begin Provided records

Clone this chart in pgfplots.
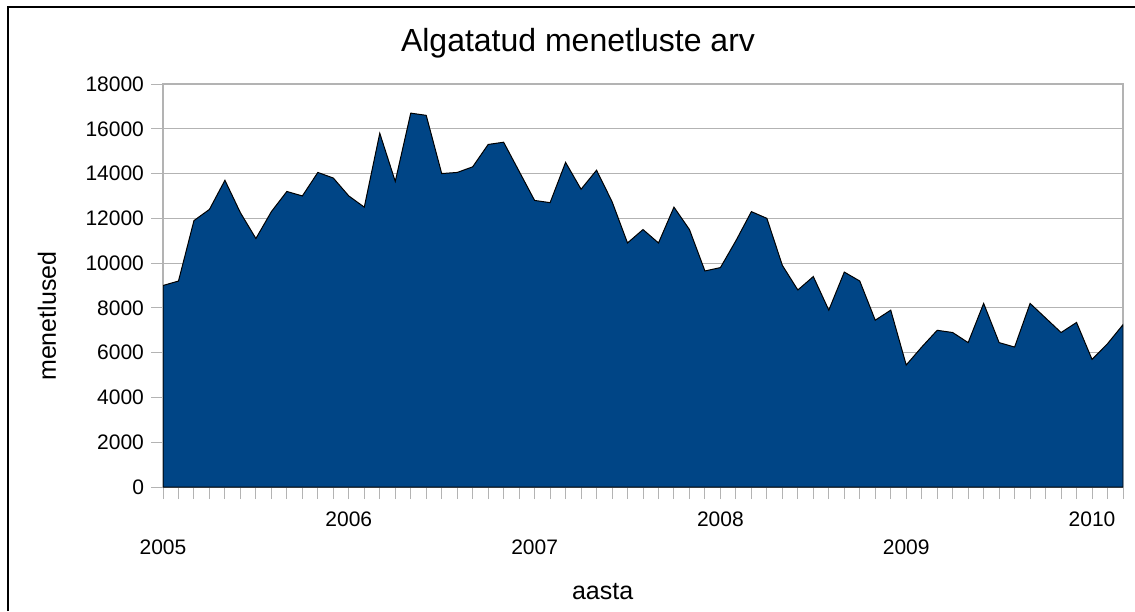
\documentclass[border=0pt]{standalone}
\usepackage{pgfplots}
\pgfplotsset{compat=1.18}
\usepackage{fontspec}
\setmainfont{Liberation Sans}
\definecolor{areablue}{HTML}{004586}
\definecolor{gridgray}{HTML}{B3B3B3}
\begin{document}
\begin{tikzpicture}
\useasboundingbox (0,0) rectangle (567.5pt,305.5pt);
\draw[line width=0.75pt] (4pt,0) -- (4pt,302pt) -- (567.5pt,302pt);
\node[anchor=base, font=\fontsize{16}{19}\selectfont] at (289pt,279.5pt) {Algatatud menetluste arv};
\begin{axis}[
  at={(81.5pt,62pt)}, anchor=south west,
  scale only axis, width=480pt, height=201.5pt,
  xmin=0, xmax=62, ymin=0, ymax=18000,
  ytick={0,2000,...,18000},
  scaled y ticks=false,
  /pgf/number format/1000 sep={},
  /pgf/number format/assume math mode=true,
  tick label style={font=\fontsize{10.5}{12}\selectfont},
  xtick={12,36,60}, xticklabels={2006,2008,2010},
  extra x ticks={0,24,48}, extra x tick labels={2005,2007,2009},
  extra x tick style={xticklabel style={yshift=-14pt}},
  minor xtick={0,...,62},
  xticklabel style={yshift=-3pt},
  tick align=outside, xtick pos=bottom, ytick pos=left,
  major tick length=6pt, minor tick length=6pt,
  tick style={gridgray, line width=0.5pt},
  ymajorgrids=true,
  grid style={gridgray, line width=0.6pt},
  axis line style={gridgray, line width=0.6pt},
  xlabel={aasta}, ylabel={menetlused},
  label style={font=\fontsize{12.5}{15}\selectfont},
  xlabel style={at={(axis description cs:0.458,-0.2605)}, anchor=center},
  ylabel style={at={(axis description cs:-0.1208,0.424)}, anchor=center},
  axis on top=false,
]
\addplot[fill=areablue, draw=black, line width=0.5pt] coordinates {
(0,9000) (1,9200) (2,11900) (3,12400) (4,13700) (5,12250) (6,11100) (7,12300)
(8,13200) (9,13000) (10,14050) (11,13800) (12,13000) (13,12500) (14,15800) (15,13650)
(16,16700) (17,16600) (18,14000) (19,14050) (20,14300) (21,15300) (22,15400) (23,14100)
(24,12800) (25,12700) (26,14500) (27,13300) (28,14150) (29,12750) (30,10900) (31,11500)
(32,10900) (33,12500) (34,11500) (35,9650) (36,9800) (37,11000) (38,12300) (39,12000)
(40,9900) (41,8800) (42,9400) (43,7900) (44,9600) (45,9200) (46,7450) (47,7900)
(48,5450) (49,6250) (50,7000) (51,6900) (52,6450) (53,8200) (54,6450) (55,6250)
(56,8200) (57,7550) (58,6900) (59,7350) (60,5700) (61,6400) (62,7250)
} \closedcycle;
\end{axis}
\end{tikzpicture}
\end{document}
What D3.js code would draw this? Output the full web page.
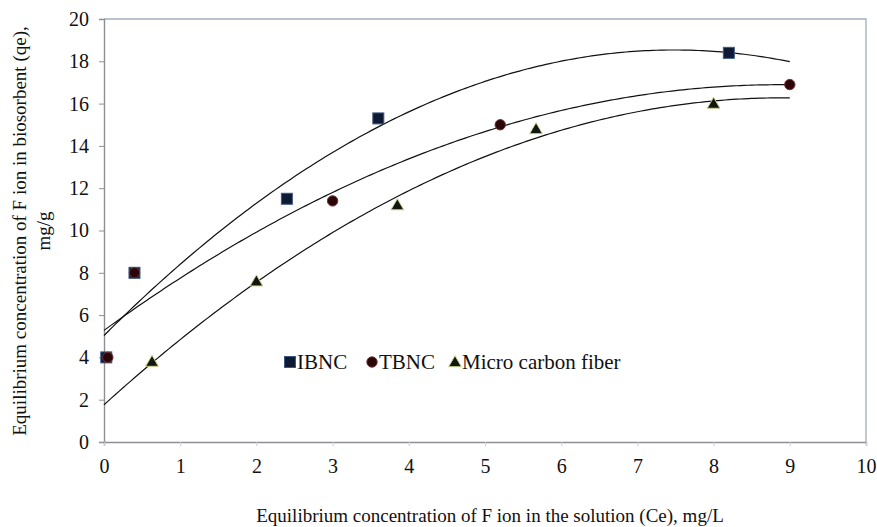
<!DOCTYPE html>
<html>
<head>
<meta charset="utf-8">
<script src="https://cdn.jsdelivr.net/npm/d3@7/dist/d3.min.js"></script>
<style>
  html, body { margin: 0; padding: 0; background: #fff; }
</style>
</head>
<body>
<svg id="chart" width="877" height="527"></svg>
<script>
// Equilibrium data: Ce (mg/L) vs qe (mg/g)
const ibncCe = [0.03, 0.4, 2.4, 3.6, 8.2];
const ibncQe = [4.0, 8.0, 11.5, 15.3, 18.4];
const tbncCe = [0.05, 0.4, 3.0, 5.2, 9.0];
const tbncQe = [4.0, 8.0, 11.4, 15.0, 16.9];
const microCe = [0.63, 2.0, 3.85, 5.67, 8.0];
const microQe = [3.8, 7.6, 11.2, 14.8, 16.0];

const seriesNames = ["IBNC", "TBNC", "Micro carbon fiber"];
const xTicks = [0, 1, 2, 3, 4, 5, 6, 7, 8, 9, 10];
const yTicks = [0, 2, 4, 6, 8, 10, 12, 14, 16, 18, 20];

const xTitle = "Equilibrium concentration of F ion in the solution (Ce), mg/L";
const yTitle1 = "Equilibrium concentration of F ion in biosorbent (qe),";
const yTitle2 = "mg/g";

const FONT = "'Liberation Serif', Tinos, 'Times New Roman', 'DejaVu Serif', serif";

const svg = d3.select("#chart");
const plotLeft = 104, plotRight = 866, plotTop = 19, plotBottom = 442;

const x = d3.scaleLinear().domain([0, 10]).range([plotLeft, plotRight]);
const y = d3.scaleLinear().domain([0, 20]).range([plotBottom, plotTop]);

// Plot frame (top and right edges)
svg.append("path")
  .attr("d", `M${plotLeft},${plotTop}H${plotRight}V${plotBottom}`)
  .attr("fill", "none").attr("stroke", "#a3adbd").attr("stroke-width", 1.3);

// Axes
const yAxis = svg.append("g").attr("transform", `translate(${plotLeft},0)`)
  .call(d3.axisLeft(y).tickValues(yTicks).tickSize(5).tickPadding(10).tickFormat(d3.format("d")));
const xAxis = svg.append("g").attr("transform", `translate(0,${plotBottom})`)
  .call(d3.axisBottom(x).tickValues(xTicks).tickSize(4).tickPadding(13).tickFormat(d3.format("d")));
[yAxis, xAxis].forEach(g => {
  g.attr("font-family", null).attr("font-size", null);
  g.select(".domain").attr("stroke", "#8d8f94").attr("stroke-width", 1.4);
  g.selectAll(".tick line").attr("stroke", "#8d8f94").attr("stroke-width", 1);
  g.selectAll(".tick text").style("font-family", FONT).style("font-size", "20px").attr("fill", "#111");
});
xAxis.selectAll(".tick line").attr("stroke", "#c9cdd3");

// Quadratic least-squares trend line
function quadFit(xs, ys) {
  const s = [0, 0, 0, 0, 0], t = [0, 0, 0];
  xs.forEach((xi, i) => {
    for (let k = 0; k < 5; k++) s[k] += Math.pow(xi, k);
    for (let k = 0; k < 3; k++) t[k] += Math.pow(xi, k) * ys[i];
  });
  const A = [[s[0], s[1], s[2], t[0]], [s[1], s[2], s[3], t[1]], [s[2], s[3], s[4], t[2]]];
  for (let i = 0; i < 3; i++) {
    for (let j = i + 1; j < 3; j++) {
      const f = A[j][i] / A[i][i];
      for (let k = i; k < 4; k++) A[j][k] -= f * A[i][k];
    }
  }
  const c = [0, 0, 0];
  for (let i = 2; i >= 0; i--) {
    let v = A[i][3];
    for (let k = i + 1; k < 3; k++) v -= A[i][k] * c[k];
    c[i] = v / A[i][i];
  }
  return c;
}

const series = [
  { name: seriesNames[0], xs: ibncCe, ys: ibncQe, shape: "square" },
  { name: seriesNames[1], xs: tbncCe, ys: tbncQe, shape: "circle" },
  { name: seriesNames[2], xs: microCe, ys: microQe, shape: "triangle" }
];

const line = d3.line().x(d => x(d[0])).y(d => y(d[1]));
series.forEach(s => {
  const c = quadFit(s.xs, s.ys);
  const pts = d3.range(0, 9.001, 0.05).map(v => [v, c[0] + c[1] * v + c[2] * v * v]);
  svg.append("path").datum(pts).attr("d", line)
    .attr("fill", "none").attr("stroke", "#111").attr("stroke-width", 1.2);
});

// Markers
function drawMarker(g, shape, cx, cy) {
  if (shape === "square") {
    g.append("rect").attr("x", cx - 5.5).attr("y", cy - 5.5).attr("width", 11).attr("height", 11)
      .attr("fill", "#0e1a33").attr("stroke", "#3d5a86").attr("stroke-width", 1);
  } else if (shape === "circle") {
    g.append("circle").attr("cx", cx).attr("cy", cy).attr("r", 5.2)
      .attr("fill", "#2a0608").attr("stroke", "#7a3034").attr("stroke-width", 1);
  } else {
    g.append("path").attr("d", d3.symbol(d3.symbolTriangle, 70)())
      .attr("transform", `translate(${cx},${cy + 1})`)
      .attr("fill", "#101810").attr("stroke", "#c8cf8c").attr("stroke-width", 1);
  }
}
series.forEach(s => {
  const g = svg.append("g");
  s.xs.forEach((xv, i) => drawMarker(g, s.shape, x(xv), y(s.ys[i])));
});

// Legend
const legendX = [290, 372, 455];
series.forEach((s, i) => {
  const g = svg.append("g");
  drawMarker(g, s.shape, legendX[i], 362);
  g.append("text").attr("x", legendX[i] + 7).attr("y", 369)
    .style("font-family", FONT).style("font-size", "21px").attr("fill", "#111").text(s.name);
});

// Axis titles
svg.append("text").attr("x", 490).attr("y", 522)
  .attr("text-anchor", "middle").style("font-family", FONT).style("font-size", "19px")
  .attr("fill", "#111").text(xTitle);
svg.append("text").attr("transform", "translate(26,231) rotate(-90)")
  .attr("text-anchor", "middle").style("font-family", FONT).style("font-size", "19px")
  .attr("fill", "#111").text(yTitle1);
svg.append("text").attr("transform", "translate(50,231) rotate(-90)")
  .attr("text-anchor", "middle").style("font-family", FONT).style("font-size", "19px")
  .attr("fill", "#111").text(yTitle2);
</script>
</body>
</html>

end Provided records

### [Problem to work on]
Pull out each line of the entries that contains "this".

### [Answer in full]
Clone this chart in pgfplots.
What D3.js code would draw this? Output the full web page.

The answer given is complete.